A questo punto la strategia carceraria di Schettino è obbligata: comportarsi dietro le sbarre in maniera impeccabile, puntando tutto sulla buona condotta. Francesco Schettino, fin dal suo ingresso «spontaneo» a Rebibbia, si è accreditato come detenuto-modello: «Sono qui perché ho fiducia nella giustizia». Una frase di buonsenso che certifica la strada futura che Schettino sarà costretto a scegliere; la via cioè di una redenzione sociale (oltre che giudiziaria) all'insegna di un «basso profilo» comportamentale che possa emendare l'alone di «antipatia» che - a torto o a ragione - ha fatto di Schettino il simbolo di una condivisa riprovazione nazionale. Che il suo nome sia diventato un insulto, è lo specchio di un Paese sempre ossequioso verso i potenti in auge ma spietato contro gli ex potenti caduti in disgrazia.
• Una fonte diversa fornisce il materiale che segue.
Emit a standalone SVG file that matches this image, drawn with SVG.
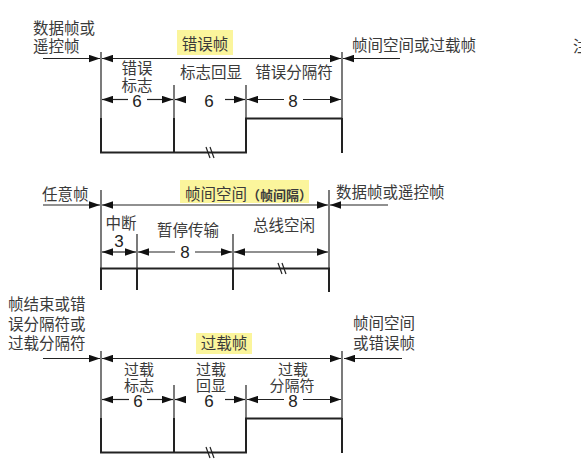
<svg xmlns="http://www.w3.org/2000/svg" width="581" height="465" viewBox="0 0 581 465">
<style>
text{font-family:"Noto Sans CJK SC","Liberation Sans",sans-serif;font-size:15.5px;fill:#3a3a3a}
.c{text-anchor:middle}
.s{font-size:15px}
.n{font-family:"Liberation Sans",Arial,sans-serif;font-size:17px;text-anchor:middle;fill:#222}
.t{stroke:#222;stroke-width:1.2;fill:none}
.a{stroke:#222;stroke-width:1.2;fill:none;marker-end:url(#ah)}
.w{stroke:#222;stroke-width:2;fill:none}
.hl{fill:#fbf59c}
</style>
<defs>
<marker id="ah" markerUnits="userSpaceOnUse" markerWidth="11" markerHeight="8" refX="11" refY="4" orient="auto"><path d="M0,0.3 L11,4 L0,7.7 z" fill="#111"/></marker>
</defs>
<rect width="581" height="465" fill="#fff"/>
<text x="573" y="52">注</text>

<!-- Section 1: error frame -->
<g id="errorFrame">
<rect class="hl" x="177" y="30" width="56" height="25"/>
<text class="c" x="205" y="50">错误帧</text>
<text x="33" y="33.5">数据帧或<tspan x="33" dy="18">遥控帧</tspan></text>
<text x="352" y="50.5">帧间空间或过载帧</text>
</g>
<g id="errorFlag"><text class="c" x="137" y="74">错误<tspan x="137" dy="17">标志</tspan><tspan class="n" x="137" dy="15.5">6</tspan></text></g>
<g id="errorEcho"><text class="c" x="211" y="78">标志回显</text><text class="n" x="209" y="106.5">6</text></g>
<g id="errorDelim"><text class="c" x="294" y="78">错误分隔符</text><text class="n" x="293" y="106.5">8</text></g>

<!-- Section 2: interframe space -->
<g id="interFrame">
<rect class="hl" x="180" y="180" width="129" height="23"/>
<text x="185" y="200">帧间空间<tspan font-size="13" font-weight="bold">（帧间隔）</tspan></text>
<text x="42" y="200">任意帧</text>
<text x="336" y="197.5">数据帧或遥控帧</text>
</g>
<g id="intermission"><text class="c" x="121" y="229">中断<tspan class="n" x="119" dy="18">3</tspan></text></g>
<g id="suspend"><text class="c" x="188" y="236">暂停传输</text><text class="n" x="185" y="258">8</text></g>
<g id="busIdle"><text class="c" x="284" y="231">总线空闲</text></g>

<!-- Section 3: overload frame -->
<g id="overloadFrame">
<rect class="hl" x="196" y="333" width="56" height="21"/>
<text class="c" x="224" y="349">过载帧</text>
<text x="8" y="310">帧结束或错<tspan x="8" dy="20">误分隔符或</tspan><tspan x="8" dy="19">过载分隔符</tspan></text>
<text x="353" y="329">帧间空间<tspan x="353" dy="20">或错误帧</tspan></text>
</g>
<g id="overloadFlag"><text class="c s" x="139" y="375">过载<tspan x="139" dy="16">标志</tspan><tspan class="n" x="138" dy="16">6</tspan></text></g>
<g id="overloadEcho"><text class="c s" x="211" y="375">过载<tspan x="211" dy="16">回显</tspan><tspan class="n" x="209" dy="16">6</tspan></text></g>
<g id="overloadDelim"><text class="c s" x="293" y="375">过载<tspan x="292" dy="16">分隔符</tspan><tspan class="n" x="293" dy="16">8</tspan></text></g>

<g id="connectors">
<!-- section 1 -->
<line class="a" x1="43" y1="58.5" x2="100" y2="58.5"/>
<line class="a" x1="200" y1="58.5" x2="102" y2="58.5"/>
<line class="a" x1="200" y1="58.5" x2="341" y2="58.5"/>
<line class="a" x1="400" y1="58.5" x2="343" y2="58.5"/>
<line class="t" x1="101" y1="52" x2="101" y2="120"/>
<line class="t" x1="342" y1="52" x2="342" y2="120"/>
<line class="t" x1="174" y1="85" x2="174" y2="120"/>
<line class="t" x1="246" y1="85" x2="246" y2="120"/>
<line class="a" x1="128" y1="99.5" x2="102" y2="99.5"/>
<line class="a" x1="147" y1="99.5" x2="173" y2="99.5"/>
<line class="a" x1="186" y1="99.5" x2="175" y2="99.5"/>
<line class="a" x1="225" y1="99.5" x2="245" y2="99.5"/>
<line class="a" x1="284" y1="99.5" x2="247" y2="99.5"/>
<line class="a" x1="303" y1="99.5" x2="341" y2="99.5"/>
<path class="w" d="M101,118 V152.5 H246 V118.5 H342 M174,118 V152.5 M342,118 V153"/>
<path class="t" d="M206,147 L210,158 M210,147 L214,158"/>
<!-- section 2 -->
<line class="a" x1="43" y1="205" x2="100" y2="205"/>
<line class="a" x1="200" y1="205" x2="102" y2="205"/>
<line class="a" x1="200" y1="205" x2="328" y2="205"/>
<line class="a" x1="388" y1="205" x2="330" y2="205"/>
<line class="t" x1="101" y1="190" x2="101" y2="268"/>
<line class="t" x1="329" y1="190" x2="329" y2="268"/>
<line class="t" x1="137" y1="234" x2="137" y2="268"/>
<line class="t" x1="233" y1="234" x2="233" y2="268"/>
<line class="a" x1="119" y1="252" x2="102" y2="252"/>
<line class="a" x1="119" y1="252" x2="136" y2="252"/>
<line class="a" x1="175" y1="252" x2="138" y2="252"/>
<line class="a" x1="195" y1="252" x2="232" y2="252"/>
<line class="a" x1="280" y1="252" x2="234" y2="252"/>
<line class="a" x1="280" y1="252" x2="328" y2="252"/>
<path class="w" d="M101,290 V268.5 H329 V292 M137,268.5 V290 M233,268.5 V290"/>
<path class="t" d="M278,263 L282,274 M282,263 L286,274"/>
<!-- section 3 -->
<line class="a" x1="43" y1="358.5" x2="100" y2="358.5"/>
<line class="a" x1="200" y1="358.5" x2="102" y2="358.5"/>
<line class="a" x1="200" y1="358.5" x2="341" y2="358.5"/>
<line class="a" x1="402" y1="358.5" x2="344" y2="358.5"/>
<line class="t" x1="101" y1="351" x2="101" y2="420"/>
<line class="t" x1="342" y1="351" x2="342" y2="420"/>
<line class="t" x1="174" y1="385" x2="174" y2="420"/>
<line class="t" x1="246" y1="385" x2="246" y2="420"/>
<line class="a" x1="129" y1="399.5" x2="102" y2="399.5"/>
<line class="a" x1="147" y1="399.5" x2="173" y2="399.5"/>
<line class="a" x1="186" y1="399.5" x2="175" y2="399.5"/>
<line class="a" x1="225" y1="399.5" x2="245" y2="399.5"/>
<line class="a" x1="284" y1="399.5" x2="247" y2="399.5"/>
<line class="a" x1="303" y1="399.5" x2="341" y2="399.5"/>
<path class="w" d="M101,418 V452.5 H246 V418.5 H342 M174,418 V452.5 M342,418 V453"/>
<path class="t" d="M206,447 L210,458 M210,447 L214,458"/>
</g>
</svg>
Oggi, in Italia, perfino un rappresentante della peggior feccia si sente migliore di Schettino, permettendosi di gettargli addosso valanghe di insulti. E questo atteggiamento, al di là delle gravi colpe di Schettino, è un comportamento squallido.

I due esperti avvocati che hanno assistito l'ex comandante di Meta di Sorrento in Cassazione sono andati a trovare il loro cliente a Rebibbia. Lo hanno trovato bene fisicamente e psicologicamente ma, soprattutto, «a posto con la propria coscienza». Ha consumato i pasti nella sua cella singola e letto molto. Dietro le sbarre pare abbia in animo di studiare le carte processuali in vista di un possibile ricorso alla Corte europea. Inoltre avrebbe intenzione di raccontare in un «diario» la sua vita carceraria. Una passione, quella per la scrittura, che ha già portato Schettino a pubblicare un discusso libro dal titolo Le verità sommerse. Il comandante ha scelto di costituirsi a Rebibbia perché ritiene che il carcere romano sia molto più a «misura d'uomo» dei superaffollati penitenziari campani. Non a caso Rebibbia è «famoso» per attività sociali (corsi di teatro, laboratori di cucina, tornei sportivi ecc.) che puntano a ottimizzare il più possibile la qualità di vita della popolazione carceraria.

Per Schettino si tratterà di un percorso lungo e faticoso. Ad aiutarlo ci saranno i suoi affetti più cari (la moglie e la figlia ventenne) e i legali di fiducia, che ormai gli vogliono bene come a un amico.

Legami forti, magari in vista di una seconda nuova vita.

Dopo che la prima è tragicamente naufragata sugli scogli dell'isola del Giglio.